El arquitecto imagina, pues, esa residencia desvergonzada –en el buen sentido– que nos habita cuando podemos dejar de competir por todo y dejamos de pensar en ganar: “La casa desinhibida capta tanto como expulsa. Existen paneles solares que captan energía y la transmiten al resto de las plantas. En su cubierta están los tanques y depósitos que mantienen el agua limpia, alejada del agua de la lluvia (...) Pero no escondamos lo que pasa dentro. Tuberías y cableados la recorren. Y en sus plantas bajas y sus cimientos también el agua sucia ha podido desbordar y crear un charco no previsto en la cimentación, que puede hacerla débil.
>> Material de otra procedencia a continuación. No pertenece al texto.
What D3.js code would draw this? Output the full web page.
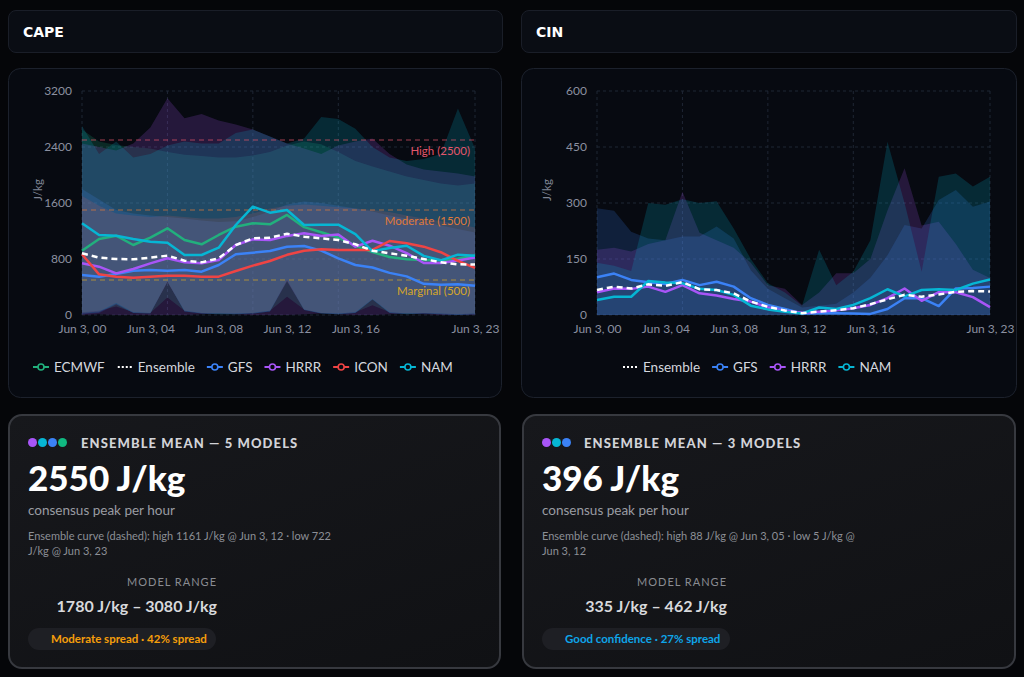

Hay que abrir, ventilar y sanear (...) Una casa ligada al mundo por un cordón umbilical que transmite nuestras verdades y nuestras vergüenzas. ¿Cuántas inhibiciones propias trasladamos a nuestros proyectos? ¿Cuántas vergüenzas tapamos y escondemos con nuestros diseños?”
Las casas que me habitan, con algo más de 100 páginas, intenta repensar nuestros saberes técnicos a partir de un pacto honesto con nuestro ser interior. Sus ilustraciones y textos desnudos dan pistas sobre nuevas posibles maneras de convivir en nuestros edificios: “La arquitectura también nos compone. Lo material nos afecta. Si esto es así, ¿podemos trabajar en el desarrollo de un materialismo afectivo? ¿Podemos pensar una arquitectura material que nos ayude a crecer juntos como sociedad?”.